In this report, we focused on two items, one being the backstop to be available as a last resort during the forthcoming stress-test, to help protect financial stability during those stress-tests. And we also flagged the concept of dealing with banks' funding costs.
QUESTIONER: And if I could just ask one follow-up, also on the budget. I mean, the government's already said it's going to be 3 points, 3.1 this year. And, presumably, when they update the medium-term fiscal plan and budget, they'll also have a figure in there for next year.
I mean, if it's less than 5.1 billion, (inaudible) savings for the next two years, I mean what can the IMF do in that case?
MR. BEAUMONT: Well, we still have one more review of the program to discuss Ireland's policies. So that's our normal way of doing business.
QUESTIONER: One was to do with the ESM direct bank recapitalization backstop arrangement. I was just wondering if you could flesh that out for me a little bit. How would it work? And, in your view, how would it be beneficial to the Irish banks for the purposes of their stress-tests?
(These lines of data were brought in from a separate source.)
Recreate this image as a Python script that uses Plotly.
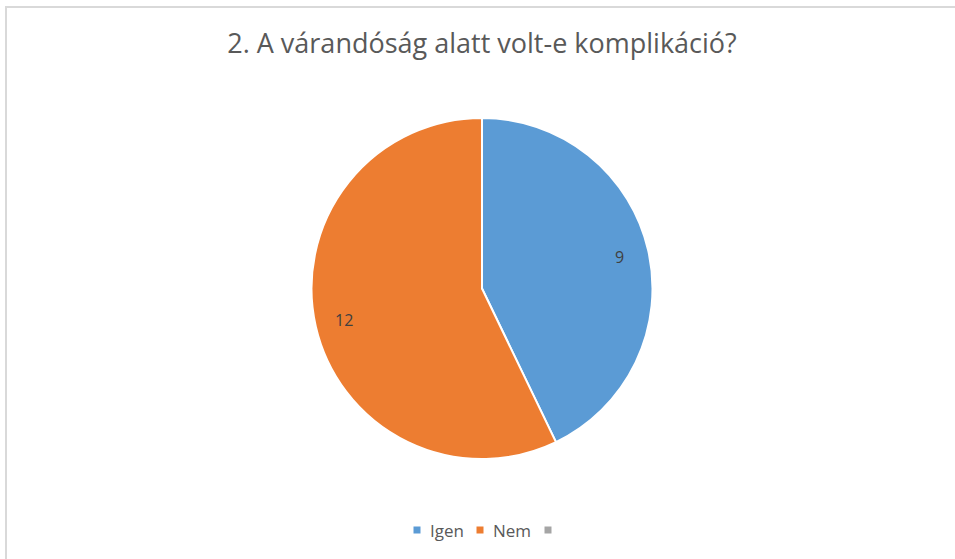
import math
import plotly.graph_objects as go

labels = ["Igen", "Nem", " "]
values = [9, 12, 0]
colors = ["#5B9BD5", "#ED7D31", "#A5A5A5"]
title_text = "2. A várandóság alatt volt-e komplikáció?"

W, H = 955, 559
cx, cy, r = 482, 288.5, 170.5

fig = go.Figure(go.Pie(
    labels=labels, values=values, sort=False, direction="clockwise", rotation=0,
    marker=dict(colors=colors, line=dict(color="white", width=2)),
    textinfo="none",
    domain=dict(x=[(cx - 400) / W, (cx + 400) / W], y=[(H - cy - r) / H, (H - cy + r) / H]),
    showlegend=False, hoverinfo="label+value",
))

annotations = []
# data labels near the middle angle of each slice
total = sum(values)
cum = 0
for lab, v in zip(labels, values):
    if v > 0:
        mid = (cum + v / 2) / total * 2 * math.pi
        rr = 0.83 * r
        x = cx + rr * math.sin(mid)
        y = cy - rr * math.cos(mid)
        annotations.append(dict(text=str(v), x=x / W, y=1 - y / H, xref="paper", yref="paper",
                                showarrow=False, xanchor="center", yanchor="middle",
                                font=dict(family="Open Sans", size=16, color="#404040")))
    cum += v

# custom legend
shapes = [dict(type="rect", xref="paper", yref="paper", x0=6 / W, x1=1.02, y0=-0.02, y1=1 - 7 / H,
               line=dict(color="#D9D9D9", width=2), fillcolor="rgba(0,0,0,0)", layer="below")]
leg_x = [417, 480, 548]
leg_y = 530
for lx, lab, col in zip(leg_x, labels, colors):
    shapes.append(dict(type="rect", xref="paper", yref="paper",
                       x0=(lx - 3.5) / W, x1=(lx + 3.5) / W, y0=1 - (leg_y + 3.5) / H, y1=1 - (leg_y - 3.5) / H,
                       line=dict(width=0), fillcolor=col))
    if lab.strip():
        annotations.append(dict(text=lab, x=(lx + 11) / W, y=1 - leg_y / H, xref="paper", yref="paper",
                                showarrow=False, xanchor="left", yanchor="middle",
                                font=dict(family="Open Sans", size=17, color="#595959")))

fig.update_layout(
    width=W, height=H, margin=dict(l=0, r=0, t=0, b=0),
    paper_bgcolor="white", plot_bgcolor="white",
    title=dict(text=title_text, x=cx / W, xanchor="center", y=1 - 44 / H, yanchor="middle",
               font=dict(family="Open Sans", size=27, color="#595959")),
    shapes=shapes, annotations=annotations,
)

fig.write_html("out.html", config={"displayModeBar": False},
               post_script="document.body.style.margin='0';document.body.style.overflow='hidden';")
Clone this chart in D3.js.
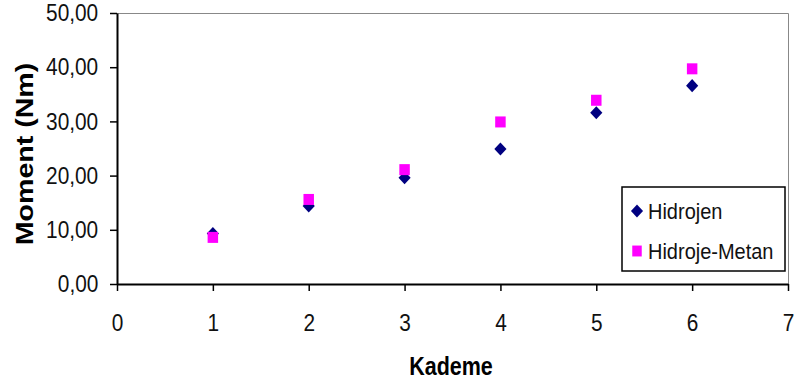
<!DOCTYPE html>
<html>
<head>
<meta charset="utf-8">
<script src="https://cdn.jsdelivr.net/npm/d3@7"></script>
<style>
  body { margin: 0; background: #fff; }
  text { font-family: "Liberation Sans", Arial, sans-serif; }
  .tick text { transform-box: fill-box; transform-origin: center; transform: scale(0.97, 1.1); }
</style>
</head>
<body>
<div class="canvas"></div>
<script>
// data
const kademe = [1, 2, 3, 4, 5, 6]
const hidrojen = [9.3, 14.4, 19.6, 24.9, 31.6, 36.6]
const hidrojeMetan = [8.6, 15.6, 21.1, 29.9, 33.9, 39.7]
const xTicks = [0, 1, 2, 3, 4, 5, 6, 7]
const yTicks = [0, 10, 20, 30, 40, 50]
const seriesNames = ['Hidrojen', 'Hidroje-Metan']

const svg = d3.select('.canvas')
    .append('svg')
    .attr('width', 795)
    .attr('height', 387)

const x = d3.scaleLinear().domain([0, 7]).range([117, 788])
const y = d3.scaleLinear().domain([0, 50]).range([284, 13])

const fmt = d => d3.format('.2f')(d).replace('.', ',')

// grey frame top / right
svg.append('path')
    .attr('d', `M${x(0)},${y(50) + 0.5}H${x(7) + 0.5}V${y(0)}`)
    .attr('fill', 'none')
    .attr('stroke', '#888')
    .attr('stroke-width', 1)

const yAxis = svg.append('g')
    .attr('transform', `translate(${x(0)},0)`)
    .call(d3.axisLeft(y).tickValues(yTicks).tickFormat(fmt).tickSize(7).tickSizeOuter(0).tickPadding(11))
const xAxis = svg.append('g')
    .attr('transform', `translate(0,${y(0)})`)
    .call(d3.axisBottom(x).tickValues(xTicks).tickFormat(d3.format('d')).tickSize(7).tickSizeOuter(0).tickPadding(24))

svg.selectAll('.domain').attr('stroke', '#000').attr('stroke-width', 2)
svg.selectAll('.tick line').attr('stroke', '#000').attr('stroke-width', 1.5)
svg.selectAll('.tick text')
    .attr('fill', '#111')
    .style('font-size', '21.5px')
    .style('font-family', '"Liberation Sans", Arial, sans-serif')

// axis titles
svg.append('text')
    .attr('transform', 'translate(451,375) scale(0.86,1)')
    .attr('text-anchor', 'middle')
    .style('font-size', '25px')
    .style('font-weight', 'bold')
    .text('Kademe')

svg.append('text')
    .attr('transform', 'translate(33,154) rotate(-90) scale(1.19,1)')
    .attr('text-anchor', 'middle')
    .style('font-size', '24px')
    .style('font-weight', 'bold')
    .text('Moment (Nm)')

const diamond = d3.symbol().type(d3.symbolSquare).size(74)
const square = d3.symbol().type(d3.symbolSquare).size(110)

svg.append('g').selectAll('path')
    .data(kademe)
    .enter()
    .append('path')
    .attr('d', diamond)
    .attr('transform', (d, i) => `translate(${x(d)},${y(hidrojen[i])}) scale(1,1.08) rotate(45)`)
    .attr('fill', '#000080')

svg.append('g').selectAll('path')
    .data(kademe)
    .enter()
    .append('path')
    .attr('d', square)
    .attr('transform', (d, i) => `translate(${x(d)},${y(hidrojeMetan[i])}) scale(1,1.05)`)
    .attr('fill', '#ff00ff')

// legend
const legend = svg.append('g')
legend.append('rect')
    .attr('x', 622).attr('y', 187)
    .attr('width', 163).attr('height', 84)
    .attr('fill', '#fff')
    .attr('stroke', '#000')
    .attr('stroke-width', 1.5)

const items = legend.selectAll('g.item')
    .data(seriesNames)
    .enter()
    .append('g')
    .attr('transform', (d, i) => `translate(637,${211 + i * 40})`)
items.append('path')
    .attr('d', (d, i) => i === 0 ? diamond() : d3.symbol().type(d3.symbolSquare).size(90)())
    .attr('transform', (d, i) => i === 0 ? 'scale(1,1.08) rotate(45)' : 'scale(1,1.15)')
    .attr('fill', (d, i) => i === 0 ? '#000080' : '#ff00ff')
items.append('text')
    .attr('x', 11)
    .attr('y', 7.5)
    .attr('transform', 'scale(1,1.08)')
    .style('font-size', '20px')
    .attr('fill', '#111')
    .text(d => d)
</script>
</body>
</html>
And, secondly, in relation to Permanent TSB, you seem pretty negative on Permanent TSB, about its prospects of returning to profitability anytime soon. Just wondering if you feel that maybe Permanent TSB might be beyond saving at this point?
MR. BEAUMONT: On the direct bank recapitalization, the ESM policy guideline is that it's a last-resort measure, that only once you've exhausted private equity options and domestic government options, is there the scope to make a request to the ESM for support that would share the burden of the recapitalization. It would be useful for markets to be aware that this was a possibility, as this would help reduce concerns about tail risks, which can add to uncertainty and volatility during the stress-test.
MR. BEAUMONT: On PTSB, we say it's returning to profitability rather slowly. We haven't indicated that it's a bank that has a capital issue, so we're not saying it's beyond hope, though it does take a long time to regain profitability.
MS. STANKOVA: With that, we conclude the conference call on the eleventh review of the Ireland Program. Thank you.